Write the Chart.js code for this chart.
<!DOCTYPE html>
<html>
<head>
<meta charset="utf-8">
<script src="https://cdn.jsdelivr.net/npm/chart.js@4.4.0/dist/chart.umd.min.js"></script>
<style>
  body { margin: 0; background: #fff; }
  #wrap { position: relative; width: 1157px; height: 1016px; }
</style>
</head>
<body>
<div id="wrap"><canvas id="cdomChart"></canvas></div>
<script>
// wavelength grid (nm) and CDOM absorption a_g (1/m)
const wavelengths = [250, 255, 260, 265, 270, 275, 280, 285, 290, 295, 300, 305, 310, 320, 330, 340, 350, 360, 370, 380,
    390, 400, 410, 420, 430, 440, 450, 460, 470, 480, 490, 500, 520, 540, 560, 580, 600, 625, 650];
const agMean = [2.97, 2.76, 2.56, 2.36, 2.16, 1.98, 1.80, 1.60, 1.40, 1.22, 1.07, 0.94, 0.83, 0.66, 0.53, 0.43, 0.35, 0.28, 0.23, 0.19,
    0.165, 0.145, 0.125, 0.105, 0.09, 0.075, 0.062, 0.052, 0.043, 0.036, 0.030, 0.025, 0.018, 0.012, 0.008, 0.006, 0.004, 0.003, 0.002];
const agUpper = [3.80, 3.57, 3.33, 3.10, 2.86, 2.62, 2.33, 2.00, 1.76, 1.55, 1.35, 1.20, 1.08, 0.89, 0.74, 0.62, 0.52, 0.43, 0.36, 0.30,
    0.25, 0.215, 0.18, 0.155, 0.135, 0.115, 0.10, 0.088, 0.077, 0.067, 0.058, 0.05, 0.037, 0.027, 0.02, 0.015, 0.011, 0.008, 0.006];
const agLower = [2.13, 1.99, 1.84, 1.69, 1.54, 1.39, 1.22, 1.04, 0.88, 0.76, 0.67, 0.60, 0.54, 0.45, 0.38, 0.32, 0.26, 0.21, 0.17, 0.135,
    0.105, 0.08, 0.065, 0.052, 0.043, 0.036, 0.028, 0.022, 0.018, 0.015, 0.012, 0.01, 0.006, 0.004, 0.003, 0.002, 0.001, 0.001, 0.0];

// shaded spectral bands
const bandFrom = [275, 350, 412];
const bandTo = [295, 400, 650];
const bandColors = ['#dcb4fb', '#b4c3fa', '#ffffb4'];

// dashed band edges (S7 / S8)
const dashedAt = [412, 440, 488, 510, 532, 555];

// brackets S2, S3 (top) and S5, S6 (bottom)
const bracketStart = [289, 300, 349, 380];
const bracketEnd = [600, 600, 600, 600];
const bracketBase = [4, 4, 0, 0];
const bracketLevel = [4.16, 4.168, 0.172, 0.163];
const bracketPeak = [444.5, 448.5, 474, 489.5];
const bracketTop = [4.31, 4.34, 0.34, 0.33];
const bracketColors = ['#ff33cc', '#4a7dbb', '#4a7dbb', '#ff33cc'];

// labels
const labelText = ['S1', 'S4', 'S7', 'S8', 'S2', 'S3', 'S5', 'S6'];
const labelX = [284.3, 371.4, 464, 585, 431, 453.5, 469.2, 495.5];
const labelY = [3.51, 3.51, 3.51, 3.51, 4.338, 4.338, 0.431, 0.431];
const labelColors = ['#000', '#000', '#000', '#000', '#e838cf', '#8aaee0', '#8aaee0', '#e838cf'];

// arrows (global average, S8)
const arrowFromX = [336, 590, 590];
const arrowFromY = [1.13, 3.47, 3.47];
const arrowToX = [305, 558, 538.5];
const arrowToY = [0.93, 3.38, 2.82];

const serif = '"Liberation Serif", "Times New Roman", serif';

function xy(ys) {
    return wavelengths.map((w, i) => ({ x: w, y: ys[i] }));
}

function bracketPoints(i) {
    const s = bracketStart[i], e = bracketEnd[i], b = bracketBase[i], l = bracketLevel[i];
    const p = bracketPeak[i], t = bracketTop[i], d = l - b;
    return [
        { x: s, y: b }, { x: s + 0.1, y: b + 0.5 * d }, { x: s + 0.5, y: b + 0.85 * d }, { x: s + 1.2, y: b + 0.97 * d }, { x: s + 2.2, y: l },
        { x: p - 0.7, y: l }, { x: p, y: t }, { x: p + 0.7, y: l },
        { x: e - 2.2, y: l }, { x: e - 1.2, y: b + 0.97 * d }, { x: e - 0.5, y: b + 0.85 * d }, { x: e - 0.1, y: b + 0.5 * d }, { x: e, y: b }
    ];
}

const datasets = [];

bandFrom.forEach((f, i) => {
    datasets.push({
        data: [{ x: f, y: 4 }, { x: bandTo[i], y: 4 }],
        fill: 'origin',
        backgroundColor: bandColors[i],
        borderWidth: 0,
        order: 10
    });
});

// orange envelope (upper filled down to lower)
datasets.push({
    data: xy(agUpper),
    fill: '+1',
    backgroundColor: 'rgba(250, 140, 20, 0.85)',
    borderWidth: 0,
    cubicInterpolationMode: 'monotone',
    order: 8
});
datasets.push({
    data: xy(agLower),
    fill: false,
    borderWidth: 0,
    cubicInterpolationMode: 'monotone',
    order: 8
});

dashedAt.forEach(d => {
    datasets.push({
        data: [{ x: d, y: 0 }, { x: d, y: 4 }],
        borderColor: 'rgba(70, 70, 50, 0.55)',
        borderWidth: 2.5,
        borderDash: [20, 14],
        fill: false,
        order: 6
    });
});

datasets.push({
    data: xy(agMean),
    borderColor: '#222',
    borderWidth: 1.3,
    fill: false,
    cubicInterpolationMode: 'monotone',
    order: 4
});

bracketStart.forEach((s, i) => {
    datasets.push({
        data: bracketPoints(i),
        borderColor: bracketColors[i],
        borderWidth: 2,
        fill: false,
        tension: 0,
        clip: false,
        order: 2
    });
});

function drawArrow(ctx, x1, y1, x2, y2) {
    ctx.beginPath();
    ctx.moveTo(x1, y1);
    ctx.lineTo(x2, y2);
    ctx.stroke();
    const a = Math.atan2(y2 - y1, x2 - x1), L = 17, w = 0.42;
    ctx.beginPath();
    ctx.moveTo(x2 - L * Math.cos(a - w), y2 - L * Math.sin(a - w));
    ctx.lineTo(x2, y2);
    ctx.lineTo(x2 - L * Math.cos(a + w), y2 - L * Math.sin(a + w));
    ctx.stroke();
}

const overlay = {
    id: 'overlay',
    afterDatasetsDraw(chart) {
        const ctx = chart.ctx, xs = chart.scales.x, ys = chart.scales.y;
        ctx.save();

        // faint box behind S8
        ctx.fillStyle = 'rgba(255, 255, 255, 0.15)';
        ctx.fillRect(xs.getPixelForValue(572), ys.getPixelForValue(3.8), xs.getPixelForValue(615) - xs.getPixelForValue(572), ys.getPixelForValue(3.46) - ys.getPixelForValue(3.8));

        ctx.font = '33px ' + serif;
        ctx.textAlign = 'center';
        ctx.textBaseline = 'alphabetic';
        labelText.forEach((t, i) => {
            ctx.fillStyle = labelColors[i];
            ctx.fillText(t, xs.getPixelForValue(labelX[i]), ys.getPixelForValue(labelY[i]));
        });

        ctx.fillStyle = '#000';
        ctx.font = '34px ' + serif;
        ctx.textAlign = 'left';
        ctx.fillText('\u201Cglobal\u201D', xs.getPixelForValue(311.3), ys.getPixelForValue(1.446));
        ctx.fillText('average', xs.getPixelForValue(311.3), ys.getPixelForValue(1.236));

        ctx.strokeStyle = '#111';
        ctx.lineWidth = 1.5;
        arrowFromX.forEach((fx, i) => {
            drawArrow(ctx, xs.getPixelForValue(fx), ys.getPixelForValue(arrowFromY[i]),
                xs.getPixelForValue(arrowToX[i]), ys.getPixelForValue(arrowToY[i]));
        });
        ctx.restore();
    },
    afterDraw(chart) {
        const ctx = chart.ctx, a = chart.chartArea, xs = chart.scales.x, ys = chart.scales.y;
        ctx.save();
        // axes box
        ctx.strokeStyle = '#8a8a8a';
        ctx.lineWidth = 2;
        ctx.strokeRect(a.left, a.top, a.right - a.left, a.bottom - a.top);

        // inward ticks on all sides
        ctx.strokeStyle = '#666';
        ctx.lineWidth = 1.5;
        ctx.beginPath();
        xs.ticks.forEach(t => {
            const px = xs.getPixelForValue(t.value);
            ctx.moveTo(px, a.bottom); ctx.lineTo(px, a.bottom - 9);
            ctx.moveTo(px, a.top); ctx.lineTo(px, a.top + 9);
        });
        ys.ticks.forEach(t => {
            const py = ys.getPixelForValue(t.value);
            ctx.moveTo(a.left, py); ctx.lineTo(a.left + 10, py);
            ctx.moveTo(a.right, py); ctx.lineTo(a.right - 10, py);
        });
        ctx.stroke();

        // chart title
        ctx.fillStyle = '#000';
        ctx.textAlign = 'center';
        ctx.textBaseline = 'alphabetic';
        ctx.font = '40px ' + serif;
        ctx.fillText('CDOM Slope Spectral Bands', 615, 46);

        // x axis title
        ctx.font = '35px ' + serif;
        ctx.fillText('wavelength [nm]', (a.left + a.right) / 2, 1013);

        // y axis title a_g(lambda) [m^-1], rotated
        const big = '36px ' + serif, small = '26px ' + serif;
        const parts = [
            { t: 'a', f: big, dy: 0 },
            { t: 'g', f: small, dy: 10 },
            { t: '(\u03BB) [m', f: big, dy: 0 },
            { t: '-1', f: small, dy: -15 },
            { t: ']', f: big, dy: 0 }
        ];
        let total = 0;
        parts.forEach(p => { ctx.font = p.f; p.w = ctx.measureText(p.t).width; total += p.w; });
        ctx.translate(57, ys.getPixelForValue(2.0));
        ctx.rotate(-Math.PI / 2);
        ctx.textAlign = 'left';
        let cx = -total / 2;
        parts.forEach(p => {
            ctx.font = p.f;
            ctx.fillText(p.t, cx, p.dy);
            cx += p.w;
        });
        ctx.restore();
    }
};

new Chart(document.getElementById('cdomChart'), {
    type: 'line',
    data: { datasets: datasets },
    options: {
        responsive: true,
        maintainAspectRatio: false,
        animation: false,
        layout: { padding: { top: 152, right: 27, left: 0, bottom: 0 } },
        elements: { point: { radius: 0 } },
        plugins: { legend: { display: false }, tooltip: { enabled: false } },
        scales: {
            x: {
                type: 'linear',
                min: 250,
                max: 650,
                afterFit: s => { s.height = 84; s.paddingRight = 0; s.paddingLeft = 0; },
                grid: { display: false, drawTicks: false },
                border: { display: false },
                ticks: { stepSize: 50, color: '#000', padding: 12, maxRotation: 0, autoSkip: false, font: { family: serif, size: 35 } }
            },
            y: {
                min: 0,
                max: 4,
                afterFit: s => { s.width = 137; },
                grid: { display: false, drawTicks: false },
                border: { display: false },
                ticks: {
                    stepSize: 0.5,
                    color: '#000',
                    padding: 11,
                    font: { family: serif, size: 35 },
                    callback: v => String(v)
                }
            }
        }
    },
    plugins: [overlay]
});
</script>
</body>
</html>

- _OBJECTIVE_: Print, please, the lines above from the very first through the one that holds "const dashedAt = [412, 440, 488, 510, 532, 555];", both included, word for word and with nothing else.

- _EXERCISE RESULT_:
Write the Chart.js code for this chart.
<!DOCTYPE html>
<html>
<head>
<meta charset="utf-8">
<script src="https://cdn.jsdelivr.net/npm/chart.js@4.4.0/dist/chart.umd.min.js"></script>
<style>
  body { margin: 0; background: #fff; }
  #wrap { position: relative; width: 1157px; height: 1016px; }
</style>
</head>
<body>
<div id="wrap"><canvas id="cdomChart"></canvas></div>
<script>
// wavelength grid (nm) and CDOM absorption a_g (1/m)
const wavelengths = [250, 255, 260, 265, 270, 275, 280, 285, 290, 295, 300, 305, 310, 320, 330, 340, 350, 360, 370, 380,
    390, 400, 410, 420, 430, 440, 450, 460, 470, 480, 490, 500, 520, 540, 560, 580, 600, 625, 650];
const agMean = [2.97, 2.76, 2.56, 2.36, 2.16, 1.98, 1.80, 1.60, 1.40, 1.22, 1.07, 0.94, 0.83, 0.66, 0.53, 0.43, 0.35, 0.28, 0.23, 0.19,
    0.165, 0.145, 0.125, 0.105, 0.09, 0.075, 0.062, 0.052, 0.043, 0.036, 0.030, 0.025, 0.018, 0.012, 0.008, 0.006, 0.004, 0.003, 0.002];
const agUpper = [3.80, 3.57, 3.33, 3.10, 2.86, 2.62, 2.33, 2.00, 1.76, 1.55, 1.35, 1.20, 1.08, 0.89, 0.74, 0.62, 0.52, 0.43, 0.36, 0.30,
    0.25, 0.215, 0.18, 0.155, 0.135, 0.115, 0.10, 0.088, 0.077, 0.067, 0.058, 0.05, 0.037, 0.027, 0.02, 0.015, 0.011, 0.008, 0.006];
const agLower = [2.13, 1.99, 1.84, 1.69, 1.54, 1.39, 1.22, 1.04, 0.88, 0.76, 0.67, 0.60, 0.54, 0.45, 0.38, 0.32, 0.26, 0.21, 0.17, 0.135,
    0.105, 0.08, 0.065, 0.052, 0.043, 0.036, 0.028, 0.022, 0.018, 0.015, 0.012, 0.01, 0.006, 0.004, 0.003, 0.002, 0.001, 0.001, 0.0];

// shaded spectral bands
const bandFrom = [275, 350, 412];
const bandTo = [295, 400, 650];
const bandColors = ['#dcb4fb', '#b4c3fa', '#ffffb4'];

// dashed band edges (S7 / S8)
const dashedAt = [412, 440, 488, 510, 532, 555];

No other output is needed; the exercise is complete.